The libel, therefore, must be dismissed as to the first cause of action except in so far as it alleges negligence in failing to provide proper and adequate medical care and attention and maintenance for the alleviation and cure of libellant’s injuries. The duty to provide maintenance and cure is a continuing one and I cannot say as a matter of law that it could not have continued to a time within the two-year period of limitations. Christo v. United States, D.C., 83 F.Supp. 960; cf. Ran v. Atlantic Refining Company, D.C., 87 F.Supp. 853.

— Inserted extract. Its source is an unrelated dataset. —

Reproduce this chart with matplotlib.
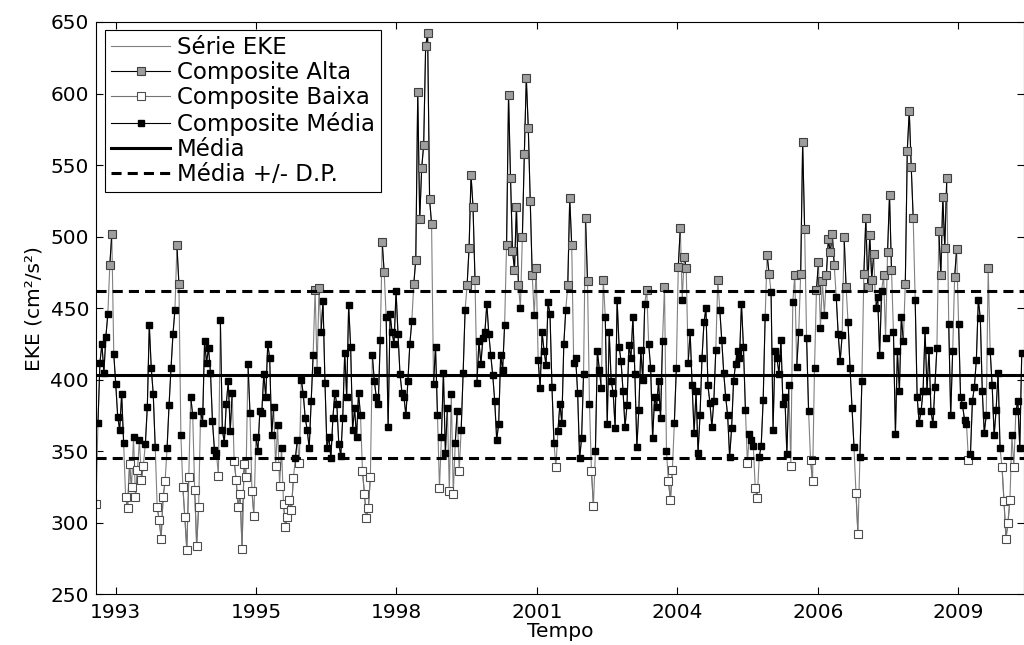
import datetime as dt
import numpy as np
import matplotlib.pyplot as plt

plt.rcParams['font.family'] = ['DejaVu Sans']

# serie EKE (cm2/s2), passo de ~14 dias a partir de out/1992
eke = [
    313, 370, 412, 425, 405, 430, 446, 480, 502, 418,
    397, 374, 365, 390, 356, 318, 310, 341, 325, 360,
    318, 337, 358, 330, 340, 355, 381, 438, 408, 390,
    353, 311, 302, 289, 318, 329, 352, 382, 408, 432,
    449, 494, 467, 361, 325, 304, 281, 332, 388, 375,
    323, 284, 311, 378, 370, 427, 412, 422, 405, 371,
    351, 349, 333, 442, 365, 356, 383, 399, 364, 391,
    343, 330, 311, 320, 282, 341, 332, 411, 377, 322,
    305, 360, 350, 378, 377, 404, 388, 425, 415, 361,
    381, 340, 368, 326, 352, 313, 297, 304, 316, 309,
    331, 345, 358, 342, 400, 390, 373, 365, 352, 385,
    417, 463, 407, 464, 433, 455, 398, 352, 360, 345,
    373, 391, 383, 355, 347, 373, 419, 388, 452, 423,
    365, 380, 360, 391, 375, 336, 320, 303, 310, 332,
    417, 399, 388, 383, 428, 496, 475, 444, 367, 446,
    433, 425, 462, 432, 404, 391, 388, 375, 399, 425,
    441, 467, 484, 601, 512, 548, 564, 633, 642, 526,
    509, 397, 423, 375, 324, 360, 405, 349, 380, 322,
    390, 320, 356, 378, 336, 365, 405, 449, 466, 492,
    543, 521, 470, 398, 427, 411, 429, 433, 453, 432,
    417, 403, 385, 358, 369, 417, 407, 438, 494, 599,
    541, 490, 477, 521, 466, 450, 500, 558, 611, 576,
    525, 473, 445, 478, 414, 394, 433, 420, 410, 454,
    446, 395, 356, 339, 364, 383, 370, 425, 449, 466,
    527, 494, 412, 415, 391, 345, 359, 404, 513, 469,
    383, 336, 312, 350, 420, 407, 394, 470, 444, 369,
    433, 399, 391, 366, 456, 423, 413, 392, 367, 382,
    424, 415, 444, 404, 353, 379, 421, 400, 453, 463,
    425, 408, 359, 388, 381, 399, 373, 427, 465, 350,
    329, 316, 337, 370, 408, 479, 506, 456, 486, 478,
    412, 433, 396, 363, 392, 349, 375, 415, 440, 450,
    396, 384, 367, 385, 421, 470, 449, 428, 405, 388,
    375, 346, 366, 399, 411, 420, 415, 453, 423, 379,
    342, 362, 358, 354, 324, 317, 346, 354, 386, 444,
    487, 474, 461, 365, 420, 415, 404, 428, 383, 388,
    348, 396, 340, 454, 473, 409, 433, 474, 566, 505,
    429, 378, 344, 329, 408, 463, 482, 436, 469, 445,
    473, 498, 489, 502, 480, 458, 432, 413, 431, 500,
    465, 440, 408, 380, 353, 321, 292, 346, 399, 474,
    513, 465, 501, 470, 488, 450, 458, 417, 462, 473,
    429, 489, 529, 477, 433, 362, 420, 392, 444, 427,
    467, 560, 588, 549, 513, 456, 388, 370, 378, 392,
    435, 392, 421, 378, 369, 395, 422, 504, 473, 528,
    492, 541, 439, 375, 420, 472, 491, 439, 388, 382,
    372, 369, 344, 348, 385, 395, 414, 456, 443, 392,
    363, 375, 478, 420, 396, 361, 379, 405, 352, 339,
    315, 289, 300, 316, 361, 339, 378, 385, 352, 419,
]
media = 403.5
dp = 58.5

inicio = dt.datetime(1992, 10, 23)
fim = dt.datetime(2010, 11, 24)
datas = [inicio + dt.timedelta(hours=337.4 * i) for i in range(len(eke))]

# ticks a cada 1000 dias (como no datetick do matlab)
ticks = [dt.datetime(1993, 3, 12) + dt.timedelta(days=1000 * k) for k in range(7)]

y = np.array(eke, dtype=float)
alta = np.where(y > media + dp, y, np.nan)
baixa = np.where(y < media - dp, y, np.nan)
med = np.where((y >= media - dp) & (y <= media + dp), y, np.nan)

fig = plt.figure(figsize=(10.24, 6.45), dpi=100)
ax = fig.add_axes([0.09375, 0.0786, 0.9058, 0.8873])

ax.plot(datas, y, color='0.5', lw=0.8, label='Série EKE')
ax.plot(datas, alta, '-s', color='k', lw=0.8, ms=5.5, mfc='0.62', mec='0.25',
        mew=0.8, label='Composite Alta')
ax.plot(datas, baixa, '-s', color='0.45', lw=0.8, ms=5.5, mfc='w', mec='0.3',
        mew=0.8, label='Composite Baixa')
ax.plot(datas, med, '-s', color='k', lw=0.8, ms=4, mfc='k', mec='k',
        label='Composite Média')
ax.axhline(media, color='k', lw=2.2, label='Média')
ax.axhline(media + dp, color='k', lw=2.2, ls=(0, (3.3, 2)), label='Média +/- D.P.')
ax.axhline(media - dp, color='k', lw=2.2, ls=(0, (3.3, 2)))

ax.set_xlim(inicio, fim)
ax.set_ylim(250, 650)
ax.set_yticks(range(250, 651, 50))
ax.set_xticks(ticks)
ax.set_xticklabels([str(t.year) for t in ticks])
ax.tick_params(direction='in', top=True, right=True, length=5, labelsize=14.5,
               width=0.8)
ax.tick_params(axis='y', pad=5)
ax.tick_params(axis='x', pad=6)
for s in ax.spines.values():
    s.set_linewidth(0.8)

ax.set_xlabel('Tempo', fontsize=14.5, labelpad=0)
ax.set_ylabel('EKE (cm²/s²)', fontsize=14.5, labelpad=5)

leg = ax.legend(loc='upper left', bbox_to_anchor=(0.0097, 0.986), borderaxespad=0,
                fancybox=False, edgecolor='k', framealpha=1, fontsize=16.5,
                handlelength=2.6, handletextpad=0.3, labelspacing=0.1,
                borderpad=0.25)
leg.get_frame().set_linewidth(0.8)

fig.savefig('out.png', dpi=100)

As to the second cause of action, for maintenance and cure, the liability for maintenance and cure is a continuing one and may be asserted for the two-year period immediately preceding the filing of the libel. Kruhmin v. United States War Shipping Administration, D.C., 81 F.Supp. 689. The motion to dismiss the cause of action for maintenance and cure is therefore granted only as to any claim preceding January 22, 1946. As to the claim for maintenance and cure from and after January 22, 1946, the motion will be dismissed.

Order

And Now, to wit, this 12th day of July, A. D. 1950, for the reasons set forth in the foregoing Opinion, it is ordered, adjudged and decreed that respondent’s motion to dismiss the first cause of action be and it is hereby granted in so far as it relates to- sub-paragraphs (a), (b), (c), (d), (e), (f) and (h) of paragraph 8 of the libel.

It is further ordered, adjudged and decreed that the respondent’s motion to dismiss the second cause of action, for maintenance and cure, be and it is hereby granted as to any claim for the period predating January 22, 1946; as to the claim for the period from and after January 22, 1946, the motion is hereby dismissed.